Summary: Jobs Data Reporting
Product: Slurm Reporter: rl303f
Component: ConfigurationAssignee: Brian Christiansen <brian>
Status: RESOLVED INFOGIVEN QA Contact:
Severity: 3 - Medium Impact    
Priority: --- CC: brian, da, rod, sfellini
Version: 14.11.3   
Hardware: Linux   
OS: Linux   
Site: NIH Alineos Sites: ---
Atos/Eviden Sites: --- Confidential Site: ---
Coreweave sites: --- Cray Sites: ---
DS9 clusters: --- HPCnow Sites: ---
HPE Sites: --- IBM Sites: ---
NOAA SIte: --- OCF Sites: ---
Recursion Pharma Sites: --- SFW Sites: ---
SNIC sites: --- Linux Distro: ---
Machine Name: CLE Version:
Version Fixed: Target Release: ---
DevPrio: --- Emory-Cloud Sites: ---

Description rl303f 2015-03-12 05:34:43 MDT
Our transition to Slurm is from PBSPro which has some features
that we find useful and would like to emulate within Slurm.

1)  An invaluable tool for us under PBSPro is their 'tracejob'
command which succinctly summarizes the entire history of a
job.  What is the slurm equivalent to 'tracejob'?  If it does
not yet exist, are there any plans for development?

2)  At the end of a job, PBS includes information in the email
to the user as shown:

    PBS Job Id: 8735160.cluster
    Job Name:   test_job
    Execution terminated
    Exit_status=271
    resources_used.cpupercent=398
    resources_used.cput=00:00:50
    resources_used.mem=109212kb
    resources_used.ncpus=2
    resources_used.vmem=660060kb
    resources_used.walltime=00:01:31

How do we configure Slurm to include this job information
in the email to user?

3)  Similarly, what are best practices for configuring slurm
to include resources used information in jobs' slurm.out file?

Thank you!
Comment 1 Brian Christiansen 2015-03-16 08:36:10 MDT
1. There currently isn't a tool like tracejob.
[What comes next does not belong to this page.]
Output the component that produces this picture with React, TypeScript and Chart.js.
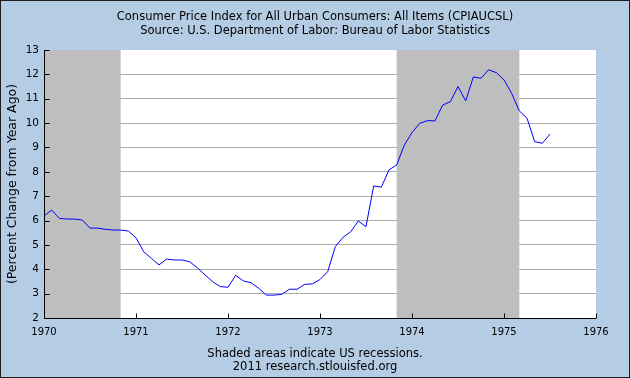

There is an open feature request for similar behavior -- Bug 980. To get the usage information like at the end of tracejob, you can use sacct.

2, 3. Currently there isn't a good way to do this. The possible workaround is to create a Prolog that gets the information from sacct and send it's own email. However, it's possible that the information might not be in the database yet. I have created a feature request, Bug 1536, for this request as we've discussed solutions to this issue in the past.

Please reopen if you have anymore questions.

Thanks,
Brian
Comment 2 Brian Christiansen 2015-03-16 09:07:43 MDT
err. I meant EpilogSlurmctld and not Prolog.